The Cantwells are arrested and charged with violating a local law that requires a permit to solicit for religious causes and with causing a breach of the peace by offending their listeners and provoking an angry response. This street-corner confrontation sparks a lawsuit that rises all the way to the Supreme Court.

Take the role of a historical figure below and find evidence to argue your case.

  1. Jehovah's Witnesses Attorney Hayden Covington
    Hayden Covington was the main legal counsel for the Jehovah's Witnesses from 1939 to 1963. The first major case he worked on was Minersville School District v. Gobitis.
    Watch Tower Bible and Tract Society of Pennsylvania

    Hayden Covington, lawyer representing the Cantwells

    The First Amendment allows the Cantwells to share all of their beliefs, including their distrust of Roman Catholicism. Those who are not interested do not have to stop and listen, and they can walk away at any time.

  2. Men listening to the Cantwell record

    Jehovah’s Witnesses such as the Cantwells should not be allowed to broadcast a message that accuses another religion of being evil. The message is insulting and should never have been brought into our neighborhood. They are lucky we didn’t respond violently to their attack on our faith.

  3. Connecticut Attroney Francis A. Pallotti
    This photograph shows Francis A. Pallotti in 1918.
    Courtesy Connecticut Digital Archives Collection

    Francis Pallotti, lawyer representing the state of Connecticut

    The controversial messages that the Cantwells shared on the streets of New Haven have the potential to cause conflicts between our citizens, possibly even sparking violent confrontations. It is our duty as a state to keep the peace, and therefore we must regulate the types of messages being shared on our streets.

    "No person shall solicit money, services, subscriptions or any valuable thing for any alleged religious, charitable or philanthropic cause … unless such cause shall have been approved by the secretary of the public welfare council."
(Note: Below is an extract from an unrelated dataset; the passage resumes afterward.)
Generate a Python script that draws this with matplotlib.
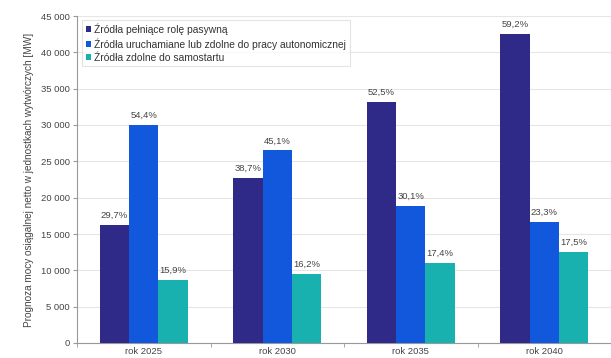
import matplotlib
matplotlib.use("Agg")
import matplotlib.pyplot as plt
import numpy as np

categories = ["rok 2025", "rok 2030", "rok 2035", "rok 2040"]
series_names = [
    "Źródła pełniące rolę pasywną",
    "Źródła uruchamiane lub zdolne do pracy autonomicznej",
    "Źródła zdolne do samostartu",
]
passive = [16200, 22700, 33200, 42500]
autonomous = [30000, 26500, 18900, 16700]
blackstart = [8700, 9500, 11000, 12500]
passive_pct = ["29,7%", "38,7%", "52,5%", "59,2%"]
autonomous_pct = ["54,4%", "45,1%", "30,1%", "23,3%"]
blackstart_pct = ["15,9%", "16,2%", "17,4%", "17,5%"]
yticks = [0, 5000, 10000, 15000, 20000, 25000, 30000, 35000, 40000, 45000]
ytick_labels = ["0", "5 000", "10 000", "15 000", "20 000", "25 000",
                "30 000", "35 000", "40 000", "45 000"]

colors = ["#2f2a88", "#1258dc", "#19b0b0"]
plt.rcParams['font.family'] = ['Liberation Sans', 'DejaVu Sans']

fig = plt.figure(figsize=(6.11, 3.58), dpi=100)
ax = fig.add_axes([77/611, 15/358, 534/611, 327/358])

x = np.arange(len(categories))
w = 0.22
data = [passive, autonomous, blackstart]
labels = [passive_pct, autonomous_pct, blackstart_pct]
for i, (vals, lbls) in enumerate(zip(data, labels)):
    pos = x + (i - 1) * w
    ax.bar(pos, vals, width=w, color=colors[i], label=series_names[i], zorder=3)
    for p, v, l in zip(pos, vals, lbls):
        ax.text(p, v + 700, l, ha="center", va="bottom", fontsize=6.8, color="#444444", zorder=4)

ax.set_xlim(-0.5, len(categories) - 0.5)
ax.set_ylim(0, 45000)
ax.set_yticks(yticks)
ax.set_yticklabels(ytick_labels, fontsize=6.8, color="#444444")
ax.set_xticks(x)
ax.set_xticklabels(categories, fontsize=6.8, color="#444444")
ax.set_xticks(np.arange(len(categories) + 1) - 0.5, minor=True)
ax.tick_params(axis="x", which="major", length=0, pad=3)
ax.tick_params(axis="x", which="minor", length=3, color="#999999")
ax.tick_params(axis="y", length=3, color="#999999", pad=2)
ax.grid(axis="y", color="#e6e6e6", linewidth=0.8, zorder=0)
for s in ["top", "right"]:
    ax.spines[s].set_visible(False)
for s in ["left", "bottom"]:
    ax.spines[s].set_color("#999999")
    ax.spines[s].set_linewidth(0.8)

ax.set_ylabel("Prognoza mocy osiągalnej netto w jednostkach wytwórczych [MW]",
              fontsize=7.2, color="#444444", labelpad=5)

leg = ax.legend(loc="upper left", bbox_to_anchor=(0.01, 0.988), fontsize=7.4,
                frameon=True, fancybox=False, handlelength=0.5, handleheight=0.5,
                handletextpad=0.3, borderpad=0.35, labelspacing=0.3, borderaxespad=0)
leg.get_frame().set_edgecolor("#dddddd")
leg.get_frame().set_linewidth(0.8)
for t in leg.get_texts():
    t.set_color("#333333")

fig.savefig("out.png", dpi=100)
    — Text from the Connecticut statute requiring a license for religious solicitation
  4. Supreme Court Justice Owen Roberts
    Justice Owen Roberts served on the Supreme Court from 1930 to 1945.

    Supreme Court Justice Owen Roberts

    Although the Cantwells’s message was offensive to some individuals, it did not cause any actual harm, and these types of conflicts of beliefs will always arise in our diverse nation. States as well as the federal government have a duty to uphold the First Amendment by limiting their regulation of religious freedom to the bare minimum.

    "The people of this nation have ordained ... that, in spite of the probability of excesses and abuses, these liberties are, in the long view, essential to enlightened opinion and right conduct on the part of the citizens of a democracy.”

    — Opinion in Cantwell v. Connecticut

  • People disagree on many issues. Should groups be prohibited from publicly sharing information others dislike?
  • Did the Cantwells harm those hearing their message? Did they harm Roman Catholicism? Can speech cause harm?
  • Were the Catholic residents forced to listen to the Cantwells's message?
  • What does it mean to disturb the peace? Can sharing your beliefs, if offensive to some, disturb the peace?
  • How are beliefs different than actions? Can one’s actions prevent them from publicly sharing their beliefs?